(What is needed) Quote the whole listing exactly. Leave the pictures out of your copy.

(Material provided)
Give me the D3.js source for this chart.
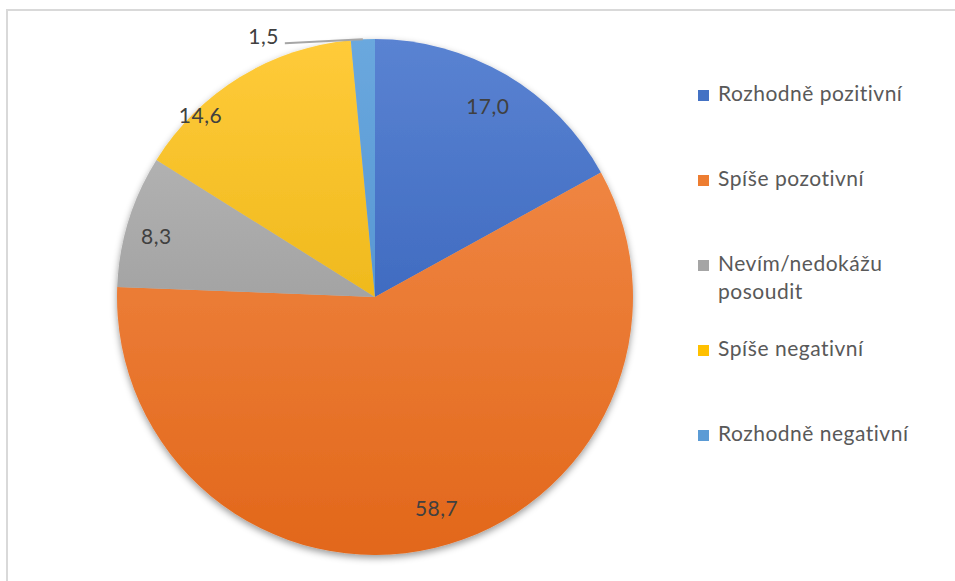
<!DOCTYPE html>
<html>
<head>
<meta charset="utf-8">
<script src="https://cdn.jsdelivr.net/npm/d3@7"></script>
<style>
  html, body { margin: 0; padding: 0; background: #fff; }
  svg { display: block; font-family: Lato, "Open Sans", sans-serif; }
</style>
</head>
<body>
<svg id="chart" width="955" height="581"></svg>
<script>
// Survey answers, in drawing order (clockwise from 12 o'clock)
const categories = [
  "Rozhodně pozitivní",
  "Spíše pozotivní",
  "Nevím/nedokážu posoudit",
  "Spíše negativní",
  "Rozhodně negativní"
];
const values = [17.0, 58.7, 8.3, 14.6, 1.5];
const valueLabels = ["17,0", "58,7", "8,3", "14,6", "1,5"];

// Legend text, split into lines
const legendLines = [
  ["Rozhodně pozitivní"],
  ["Spíše pozotivní"],
  ["Nevím/nedokážu", "posoudit"],
  ["Spíše negativní"],
  ["Rozhodně negativní"]
];

// Slice fills: light (top) → dark (bottom)
const fillTop    = ["#5A83D2", "#F49050", "#BDBDBD", "#FFCB3A", "#6AA8DE"];
const fillBottom = ["#2654B0", "#E2671A", "#8A8A8A", "#E0A800", "#4486C8"];
const swatch     = ["#4472C4", "#ED7D31", "#A5A5A5", "#FFC000", "#5B9BD5"];

// Label placement: radius as a share of the pie radius, angle nudge in degrees
const labelRadius = [0.86, 0.85, 0.88, 0.98, null];
const labelNudge  = [0, -3, -1.5, -12, 0];

const W = 955, H = 581;
const cx = 375, cy = 297, R = 258;

const svg = d3.select("#chart");
const defs = svg.append("defs");

// Frame of the chart area
svg.append("path")
  .attr("d", `M7,${H + 5} V10 H${W + 5}`)
  .attr("fill", "none")
  .attr("stroke", "#D9D9D9")
  .attr("stroke-width", 2);

// Soft shadow under the pie
const shadow = defs.append("filter")
  .attr("id", "pieShadow")
  .attr("x", "-10%").attr("y", "-10%")
  .attr("width", "120%").attr("height", "125%");
shadow.append("feDropShadow")
  .attr("dx", 0).attr("dy", 3)
  .attr("stdDeviation", 3.5)
  .attr("flood-color", "#000")
  .attr("flood-opacity", 0.4);

// Vertical gradients in the pie's local coordinates (centre at 0,0)
categories.forEach((c, i) => {
  const g = defs.append("linearGradient")
    .attr("id", "grad" + i)
    .attr("gradientUnits", "userSpaceOnUse")
    .attr("x1", 0).attr("x2", 0)
    .attr("y1", -R).attr("y2", R);
  g.append("stop").attr("offset", 0).attr("stop-color", fillTop[i]);
  g.append("stop").attr("offset", 1).attr("stop-color", fillBottom[i]);
});

const pie = d3.pie().sort(null).value(d => d)(values);
const arc = d3.arc().innerRadius(0).outerRadius(R);

const pieG = svg.append("g")
  .attr("transform", `translate(${cx},${cy})`);

const slices = pieG.append("g").attr("filter", "url(#pieShadow)");
slices.selectAll("path")
  .data(pie)
  .join("path")
  .attr("d", arc)
  .attr("fill", (d, i) => `url(#grad${i})`);

// Value labels
const toXY = (angle, r) => [Math.sin(angle) * r, -Math.cos(angle) * r];
const labelG = pieG.append("g")
  .attr("font-size", 21)
  .attr("letter-spacing", 0.5)
  .attr("fill", "#404040");

pie.forEach((d, i) => {
  const mid = (d.startAngle + d.endAngle) / 2;
  if (labelRadius[i] !== null) {
    const [x, y] = toXY(mid + labelNudge[i] * Math.PI / 180, labelRadius[i] * R);
    labelG.append("text")
      .attr("x", x).attr("y", y)
      .attr("text-anchor", "middle")
      .attr("dominant-baseline", "central")
      .text(valueLabels[i]);
  } else {
    // Small slice: label outside with a leader line
    const [ex, ey] = toXY(mid, R);
    const lx = ex - 78, ly = ey + 4;
    pieG.append("line")
      .attr("x1", ex).attr("y1", ey)
      .attr("x2", lx).attr("y2", ly)
      .attr("stroke", "#A6A6A6")
      .attr("stroke-width", 2);
    labelG.append("text")
      .attr("x", lx - 6).attr("y", ly + 1)
      .attr("text-anchor", "end")
      .text(valueLabels[i]);
  }
});

// Legend
const legend = svg.append("g")
  .attr("font-size", 21)
  .attr("letter-spacing", 0.5)
  .attr("fill", "#595959");
const legendY = d3.scalePoint()
  .domain(d3.range(categories.length))
  .range([101, 441]);

categories.forEach((c, i) => {
  const y = legendY(i);
  legend.append("rect")
    .attr("x", 698).attr("y", y - 11)
    .attr("width", 11).attr("height", 11)
    .attr("fill", swatch[i]);
  legendLines[i].forEach((line, j) => {
    legend.append("text")
      .attr("x", 718).attr("y", y + j * 28)
      .text(line);
  });
});
</script>
</body>
</html>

(Task result)
Give me the D3.js source for this chart.
<!DOCTYPE html>
<html>
<head>
<meta charset="utf-8">
<script src="https://cdn.jsdelivr.net/npm/d3@7"></script>
<style>
  html, body { margin: 0; padding: 0; background: #fff; }
  svg { display: block; font-family: Lato, "Open Sans", sans-serif; }
</style>
</head>
<body>
<svg id="chart" width="955" height="581"></svg>
<script>
// Survey answers, in drawing order (clockwise from 12 o'clock)
const categories = [
  "Rozhodně pozitivní",
  "Spíše pozotivní",
  "Nevím/nedokážu posoudit",
  "Spíše negativní",
  "Rozhodně negativní"
];
const values = [17.0, 58.7, 8.3, 14.6, 1.5];
const valueLabels = ["17,0", "58,7", "8,3", "14,6", "1,5"];

// Legend text, split into lines
const legendLines = [
  ["Rozhodně pozitivní"],
  ["Spíše pozotivní"],
  ["Nevím/nedokážu", "posoudit"],
  ["Spíše negativní"],
  ["Rozhodně negativní"]
];

// Slice fills: light (top) → dark (bottom)
const fillTop    = ["#5A83D2", "#F49050", "#BDBDBD", "#FFCB3A", "#6AA8DE"];
const fillBottom = ["#2654B0", "#E2671A", "#8A8A8A", "#E0A800", "#4486C8"];
const swatch     = ["#4472C4", "#ED7D31", "#A5A5A5", "#FFC000", "#5B9BD5"];

// Label placement: radius as a share of the pie radius, angle nudge in degrees
const labelRadius = [0.86, 0.85, 0.88, 0.98, null];
const labelNudge  = [0, -3, -1.5, -12, 0];

const W = 955, H = 581;
const cx = 375, cy = 297, R = 258;

const svg = d3.select("#chart");
const defs = svg.append("defs");

// Frame of the chart area
svg.append("path")
  .attr("d", `M7,${H + 5} V10 H${W + 5}`)
  .attr("fill", "none")
  .attr("stroke", "#D9D9D9")
  .attr("stroke-width", 2);

// Soft shadow under the pie
const shadow = defs.append("filter")
  .attr("id", "pieShadow")
  .attr("x", "-10%").attr("y", "-10%")
  .attr("width", "120%").attr("height", "125%");
shadow.append("feDropShadow")
  .attr("dx", 0).attr("dy", 3)
  .attr("stdDeviation", 3.5)
  .attr("flood-color", "#000")
  .attr("flood-opacity", 0.4);

// Vertical gradients in the pie's local coordinates (centre at 0,0)
categories.forEach((c, i) => {
  const g = defs.append("linearGradient")
    .attr("id", "grad" + i)
    .attr("gradientUnits", "userSpaceOnUse")
    .attr("x1", 0).attr("x2", 0)
    .attr("y1", -R).attr("y2", R);
  g.append("stop").attr("offset", 0).attr("stop-color", fillTop[i]);
  g.append("stop").attr("offset", 1).attr("stop-color", fillBottom[i]);
});

const pie = d3.pie().sort(null).value(d => d)(values);
const arc = d3.arc().innerRadius(0).outerRadius(R);

const pieG = svg.append("g")
  .attr("transform", `translate(${cx},${cy})`);

const slices = pieG.append("g").attr("filter", "url(#pieShadow)");
slices.selectAll("path")
  .data(pie)
  .join("path")
  .attr("d", arc)
  .attr("fill", (d, i) => `url(#grad${i})`);

// Value labels
const toXY = (angle, r) => [Math.sin(angle) * r, -Math.cos(angle) * r];
const labelG = pieG.append("g")
  .attr("font-size", 21)
  .attr("letter-spacing", 0.5)
  .attr("fill", "#404040");

pie.forEach((d, i) => {
  const mid = (d.startAngle + d.endAngle) / 2;
  if (labelRadius[i] !== null) {
    const [x, y] = toXY(mid + labelNudge[i] * Math.PI / 180, labelRadius[i] * R);
    labelG.append("text")
      .attr("x", x).attr("y", y)
      .attr("text-anchor", "middle")
      .attr("dominant-baseline", "central")
      .text(valueLabels[i]);
  } else {
    // Small slice: label outside with a leader line
    const [ex, ey] = toXY(mid, R);
    const lx = ex - 78, ly = ey + 4;
    pieG.append("line")
      .attr("x1", ex).attr("y1", ey)
      .attr("x2", lx).attr("y2", ly)
      .attr("stroke", "#A6A6A6")
      .attr("stroke-width", 2);
    labelG.append("text")
      .attr("x", lx - 6).attr("y", ly + 1)
      .attr("text-anchor", "end")
      .text(valueLabels[i]);
  }
});

// Legend
const legend = svg.append("g")
  .attr("font-size", 21)
  .attr("letter-spacing", 0.5)
  .attr("fill", "#595959");
const legendY = d3.scalePoint()
  .domain(d3.range(categories.length))
  .range([101, 441]);

categories.forEach((c, i) => {
  const y = legendY(i);
  legend.append("rect")
    .attr("x", 698).attr("y", y - 11)
    .attr("width", 11).attr("height", 11)
    .attr("fill", swatch[i]);
  legendLines[i].forEach((line, j) => {
    legend.append("text")
      .attr("x", 718).attr("y", y + j * 28)
      .text(line);
  });
});
</script>
</body>
</html>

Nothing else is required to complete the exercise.